Of course the idea of an actual default remains remote. But enough clouds have been gathering over the put-back risk in B of A's mortgage business that Damon Silvers, a member of the Congressional Oversight Panel monitoring the Troubled Asset Relief Program, believes the government ought to be examining the situation as a systemic risk.
A group including the Federal Reserve Bank of New York, BlackRock Inc. and Pacific Investment Management Co. already has sent B of A a letter requesting that the company repurchase soured mortgages that had been sliced and diced into $47 billion of bonds. Silvers, who is the policy director at the AFL-CIO, pointed out at the oversight panel's Oct. 27 hearing that if B of A were to receive a few more requests of similar size, the repurchase demands would eclipse the company's total stock market capitalization. When a Treasury Department official testified that there "didn't appear to be evidence of a major systemic risk" from the put-back issue, Silvers shot back, "I hope … if the Treasury comes back to us and is discussing whether or not we need to deploy further public funds to rescue Bank of America, or any such institutions as might be affected by these events, that we get a similar kind of indifference to their fate after it's too late."
In an interview, Silvers said that his comments were not meant to foreshadow another bailout of B of A but rather to get at whether the government feels it has a systemic risk in its midst when it comes to the question of put-backs. Either way, B of A — like all big banks with significant mortgage exposure — has a tough problem to attend to.
"We know that the securities that are involved in the New York Fed letter to B of A are worth 50 cents on the dollar, and if you start putting loans back piecemeal, you're not putting back the good ones, so you can begin to measure the scale of the potential downside here and you can see your way very quickly to a problem," Silvers told American Banker.
Even before the mortgage woes came to a head, there were signs that B of A was potentially inviting the kind of criticism that Citi had courted for years.
The messy search process that led to Brian Moynihan's promotion a year ago to chief executive, replacing Kenneth Lewis, put B of A in the same governance camp as Citi, which twice since 2003 raised eyebrows with CEO picks seemingly made in lieu of any real succession planning.
Meanwhile, B of A was trying to digest the gargantuan acquisitions of Countrywide Financial Corp. and Merrill Lynch. Though both companies fit into B of A's strategy of serving three major constituents of customers — consumers, companies and institutional investors — they also diluted B of A's historic strength of maintaining a strong core of simple business lines in retail and commercial banking.

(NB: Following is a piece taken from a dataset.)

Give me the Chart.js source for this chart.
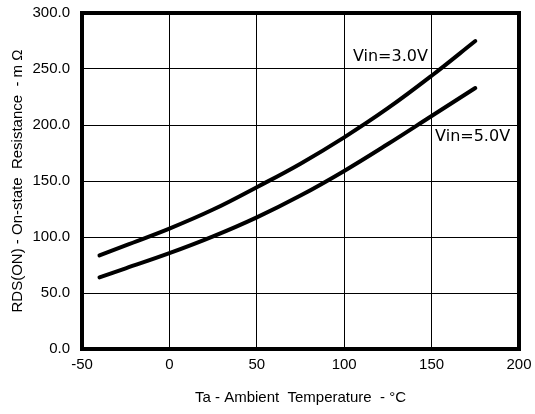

The acquisitions also presented the classic problem of integration, not just of systems but of radically different cultures, a challenge that Citigroup architect Sanford Weill never addressed successfully as he cobbled together diverse businesses.
B of A has been making much clearer strides on this front. In August and September, 1.2 million B of A brokerage accounts were transferred on to Merrill Lynch's brokerage platform, a feat that took 2 million hours of coding and hundreds of thousands of testing scenarios. After an initial wave of defections, the rate of attrition among financial advisers has calmed to historic lows.
With $31.3 billion of revenue in the first nine months of the year, the company's investment bank has dominated the top ranks in the league tables for a variety of asset classes. The melding of B of A's strengths in debt financing with Merrill's leadership on the equity side and in merger advisory have helped the company bounce back from 2009, when the initial growing pains from the integration coincided with a destabilization in the markets.
"Those two factors made it challenging," said Jeffrey Kaplan, the veteran Merrill banker who runs mergers and acquisitions globally for Bank of America Merrill Lynch. "But the fact that the strategy was logical, that the compatibility was good — that made the execution feasible, and that's why we stand where we do today. We got through the combination and the integration, and we got through it at the point in time where the markets began to rally."
But it is less clear how the culture of the investment banking and wealth management businesses will mesh with the cultures of Countrywide and of B of A's commercial bank. And until B of A CEO Brian Moynihan can show that he has unified the employee base, the lessons of Citi — where cultural dissonance reached debilitating levels as the company expanded and expanded — cast a long shadow.
"It sounds like a great whitewash to say it's the culture, but this gets to elements of brand and of consistency within an organization," said Rob Sloan, head of the U.S. financial services practice at the executive search firm Egon Zehnder International Inc., which has done recent work for Citi. "Which institutions have momentum in some direction? Is the brand on the rise, does it have cultural alignment to reinforce that brand? These things are important."
But right now it's the financial picture that is taking precedence, and with good reason. Though B of A's capital ratios are passing muster — the Tier 1 capital ratio is at 11.16%, compared with Citi's 12.5% — it's the valuations underlying the balance sheet data, for home equity lines of credit and other assets, that keeps the skeptics concerned.
"If you were going to buy this thing tomorrow at fair value, you would cut the HELOC book in half," said Christopher Whalen, managing director of Institutional Risk Analytics. And though he said B of A's executives are "throwing assets out of the gondola as fast as they can," Whalen is among those who suspect the company eventually will be in need of a more radical restructuring.
William K. Black, a University of Missouri-Kansas City professor who has written critically of B of A on The Huffington Post and other websites, said the foreclosure mess has made B of A's problems more salient, but that the company ought to be dismantled anyway.
"The recent mergers were pure ego plays," said Black, who teaches law and economics and was litigation director at the old Federal Home Loan Bank Board. "The markets don't like it, and some day there's going to be a new B of A head who is going to sell these entities and will be treated as a genius for doing it."
That sounds similar to the position in which Citi CEO Vikram Pandit finds himself, though it took him two years and hundreds of billions of dollars of asset sales to get there.
Citi's progress may not feel so comforting now at B of A, where the road to rehabilitation is not so clear. But on the bright side, it shows that a troubled bank has a hope of escaping whipping-boy status.